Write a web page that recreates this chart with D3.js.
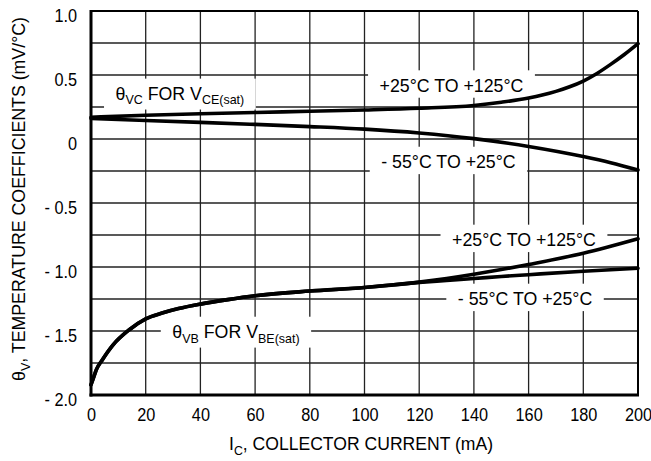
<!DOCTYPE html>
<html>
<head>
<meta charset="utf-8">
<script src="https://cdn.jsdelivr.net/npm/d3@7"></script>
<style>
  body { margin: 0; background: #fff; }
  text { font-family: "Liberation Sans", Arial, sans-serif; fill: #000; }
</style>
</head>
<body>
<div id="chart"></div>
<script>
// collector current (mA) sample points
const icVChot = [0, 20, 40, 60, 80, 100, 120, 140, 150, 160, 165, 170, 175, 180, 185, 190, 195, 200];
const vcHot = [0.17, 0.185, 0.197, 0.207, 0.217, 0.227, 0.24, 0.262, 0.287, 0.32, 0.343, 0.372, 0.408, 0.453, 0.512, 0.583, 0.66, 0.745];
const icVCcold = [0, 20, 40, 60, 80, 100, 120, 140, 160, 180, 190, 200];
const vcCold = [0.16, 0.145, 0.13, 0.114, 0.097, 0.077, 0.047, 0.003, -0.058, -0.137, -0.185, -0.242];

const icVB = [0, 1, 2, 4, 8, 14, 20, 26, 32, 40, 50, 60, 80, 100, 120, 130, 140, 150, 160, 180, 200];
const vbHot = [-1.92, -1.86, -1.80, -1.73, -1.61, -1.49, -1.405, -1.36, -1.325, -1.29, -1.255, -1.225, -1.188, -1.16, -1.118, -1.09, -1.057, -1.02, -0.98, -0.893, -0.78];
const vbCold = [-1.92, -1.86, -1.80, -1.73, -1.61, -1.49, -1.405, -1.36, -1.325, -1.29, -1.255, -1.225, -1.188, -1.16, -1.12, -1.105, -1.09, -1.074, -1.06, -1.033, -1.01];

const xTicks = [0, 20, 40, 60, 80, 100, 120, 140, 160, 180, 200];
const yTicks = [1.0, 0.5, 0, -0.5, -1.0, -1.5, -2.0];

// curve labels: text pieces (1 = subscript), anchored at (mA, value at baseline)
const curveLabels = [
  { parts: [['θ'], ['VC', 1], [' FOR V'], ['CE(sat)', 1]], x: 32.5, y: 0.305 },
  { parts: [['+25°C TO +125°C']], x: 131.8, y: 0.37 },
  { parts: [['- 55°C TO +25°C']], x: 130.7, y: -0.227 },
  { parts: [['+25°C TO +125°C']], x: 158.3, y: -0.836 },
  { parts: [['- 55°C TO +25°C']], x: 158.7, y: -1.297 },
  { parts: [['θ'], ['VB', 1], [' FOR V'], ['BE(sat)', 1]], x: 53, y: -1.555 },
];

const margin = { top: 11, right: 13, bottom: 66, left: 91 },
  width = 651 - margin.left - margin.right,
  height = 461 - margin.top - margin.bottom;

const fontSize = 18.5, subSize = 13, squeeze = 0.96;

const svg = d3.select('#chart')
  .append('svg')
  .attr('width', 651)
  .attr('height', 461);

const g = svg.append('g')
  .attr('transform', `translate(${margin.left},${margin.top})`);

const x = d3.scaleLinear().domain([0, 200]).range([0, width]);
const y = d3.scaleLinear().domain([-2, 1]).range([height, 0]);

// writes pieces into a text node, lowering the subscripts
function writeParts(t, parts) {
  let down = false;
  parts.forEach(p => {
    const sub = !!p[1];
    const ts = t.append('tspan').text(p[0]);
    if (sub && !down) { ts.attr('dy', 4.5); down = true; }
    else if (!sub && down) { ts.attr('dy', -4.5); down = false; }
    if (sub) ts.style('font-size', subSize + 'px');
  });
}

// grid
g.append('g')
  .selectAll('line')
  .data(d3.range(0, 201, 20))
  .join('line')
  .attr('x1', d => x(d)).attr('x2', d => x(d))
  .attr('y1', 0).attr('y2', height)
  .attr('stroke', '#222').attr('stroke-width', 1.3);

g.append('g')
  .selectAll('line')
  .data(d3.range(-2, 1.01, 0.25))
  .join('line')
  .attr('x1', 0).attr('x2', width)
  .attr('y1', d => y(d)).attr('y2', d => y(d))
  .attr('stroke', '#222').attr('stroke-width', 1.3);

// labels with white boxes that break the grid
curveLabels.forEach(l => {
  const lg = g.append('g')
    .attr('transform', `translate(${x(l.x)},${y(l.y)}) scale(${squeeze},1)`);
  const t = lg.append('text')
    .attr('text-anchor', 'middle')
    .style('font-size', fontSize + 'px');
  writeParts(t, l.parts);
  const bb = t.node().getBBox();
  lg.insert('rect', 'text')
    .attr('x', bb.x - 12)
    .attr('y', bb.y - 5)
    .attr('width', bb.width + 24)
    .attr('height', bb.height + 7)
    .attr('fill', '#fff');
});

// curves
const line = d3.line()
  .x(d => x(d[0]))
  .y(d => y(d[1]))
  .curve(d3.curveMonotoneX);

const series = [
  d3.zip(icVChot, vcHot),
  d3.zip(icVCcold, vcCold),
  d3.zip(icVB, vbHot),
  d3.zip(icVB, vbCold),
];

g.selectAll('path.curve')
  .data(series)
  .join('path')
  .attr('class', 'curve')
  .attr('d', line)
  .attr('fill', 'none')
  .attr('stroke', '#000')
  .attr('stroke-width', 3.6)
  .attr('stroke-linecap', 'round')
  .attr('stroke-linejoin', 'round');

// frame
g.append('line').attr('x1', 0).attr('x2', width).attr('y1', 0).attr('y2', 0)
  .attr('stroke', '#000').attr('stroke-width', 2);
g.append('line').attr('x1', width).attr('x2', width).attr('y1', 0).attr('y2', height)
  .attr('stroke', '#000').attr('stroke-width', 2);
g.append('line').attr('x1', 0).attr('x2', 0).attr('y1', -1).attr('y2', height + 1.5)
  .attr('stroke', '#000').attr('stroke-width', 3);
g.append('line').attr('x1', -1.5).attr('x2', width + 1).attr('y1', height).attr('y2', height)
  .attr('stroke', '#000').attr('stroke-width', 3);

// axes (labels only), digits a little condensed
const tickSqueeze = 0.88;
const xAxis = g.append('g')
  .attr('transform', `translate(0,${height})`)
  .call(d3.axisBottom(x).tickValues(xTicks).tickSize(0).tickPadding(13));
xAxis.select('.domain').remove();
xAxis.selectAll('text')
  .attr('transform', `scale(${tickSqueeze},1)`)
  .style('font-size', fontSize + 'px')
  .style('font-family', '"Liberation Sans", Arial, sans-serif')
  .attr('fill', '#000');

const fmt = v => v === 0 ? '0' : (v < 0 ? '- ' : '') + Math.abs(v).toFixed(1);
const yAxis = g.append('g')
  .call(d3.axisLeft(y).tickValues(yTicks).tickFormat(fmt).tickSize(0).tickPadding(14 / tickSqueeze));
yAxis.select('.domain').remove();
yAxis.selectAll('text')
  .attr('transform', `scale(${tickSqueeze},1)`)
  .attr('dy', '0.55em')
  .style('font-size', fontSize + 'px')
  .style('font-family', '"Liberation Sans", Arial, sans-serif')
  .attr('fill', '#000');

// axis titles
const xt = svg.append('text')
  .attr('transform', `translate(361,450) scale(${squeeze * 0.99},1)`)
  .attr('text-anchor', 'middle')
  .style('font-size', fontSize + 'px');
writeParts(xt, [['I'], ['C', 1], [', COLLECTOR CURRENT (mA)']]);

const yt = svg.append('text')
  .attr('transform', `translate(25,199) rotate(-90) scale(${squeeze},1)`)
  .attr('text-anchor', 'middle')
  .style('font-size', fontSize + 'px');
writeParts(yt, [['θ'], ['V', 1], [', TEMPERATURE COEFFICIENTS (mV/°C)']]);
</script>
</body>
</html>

## WORK TO BE COMPLETED
Repeat only what lies between the start of the data and the end of the line containing "const fontSize = 18.5, subSize", exactly, with pictures left out.

## THE OUTPUT
Write a web page that recreates this chart with D3.js.
<!DOCTYPE html>
<html>
<head>
<meta charset="utf-8">
<script src="https://cdn.jsdelivr.net/npm/d3@7"></script>
<style>
  body { margin: 0; background: #fff; }
  text { font-family: "Liberation Sans", Arial, sans-serif; fill: #000; }
</style>
</head>
<body>
<div id="chart"></div>
<script>
// collector current (mA) sample points
const icVChot = [0, 20, 40, 60, 80, 100, 120, 140, 150, 160, 165, 170, 175, 180, 185, 190, 195, 200];
const vcHot = [0.17, 0.185, 0.197, 0.207, 0.217, 0.227, 0.24, 0.262, 0.287, 0.32, 0.343, 0.372, 0.408, 0.453, 0.512, 0.583, 0.66, 0.745];
const icVCcold = [0, 20, 40, 60, 80, 100, 120, 140, 160, 180, 190, 200];
const vcCold = [0.16, 0.145, 0.13, 0.114, 0.097, 0.077, 0.047, 0.003, -0.058, -0.137, -0.185, -0.242];

const icVB = [0, 1, 2, 4, 8, 14, 20, 26, 32, 40, 50, 60, 80, 100, 120, 130, 140, 150, 160, 180, 200];
const vbHot = [-1.92, -1.86, -1.80, -1.73, -1.61, -1.49, -1.405, -1.36, -1.325, -1.29, -1.255, -1.225, -1.188, -1.16, -1.118, -1.09, -1.057, -1.02, -0.98, -0.893, -0.78];
const vbCold = [-1.92, -1.86, -1.80, -1.73, -1.61, -1.49, -1.405, -1.36, -1.325, -1.29, -1.255, -1.225, -1.188, -1.16, -1.12, -1.105, -1.09, -1.074, -1.06, -1.033, -1.01];

const xTicks = [0, 20, 40, 60, 80, 100, 120, 140, 160, 180, 200];
const yTicks = [1.0, 0.5, 0, -0.5, -1.0, -1.5, -2.0];

// curve labels: text pieces (1 = subscript), anchored at (mA, value at baseline)
const curveLabels = [
  { parts: [['θ'], ['VC', 1], [' FOR V'], ['CE(sat)', 1]], x: 32.5, y: 0.305 },
  { parts: [['+25°C TO +125°C']], x: 131.8, y: 0.37 },
  { parts: [['- 55°C TO +25°C']], x: 130.7, y: -0.227 },
  { parts: [['+25°C TO +125°C']], x: 158.3, y: -0.836 },
  { parts: [['- 55°C TO +25°C']], x: 158.7, y: -1.297 },
  { parts: [['θ'], ['VB', 1], [' FOR V'], ['BE(sat)', 1]], x: 53, y: -1.555 },
];

const margin = { top: 11, right: 13, bottom: 66, left: 91 },
  width = 651 - margin.left - margin.right,
  height = 461 - margin.top - margin.bottom;

const fontSize = 18.5, subSize = 13, squeeze = 0.96;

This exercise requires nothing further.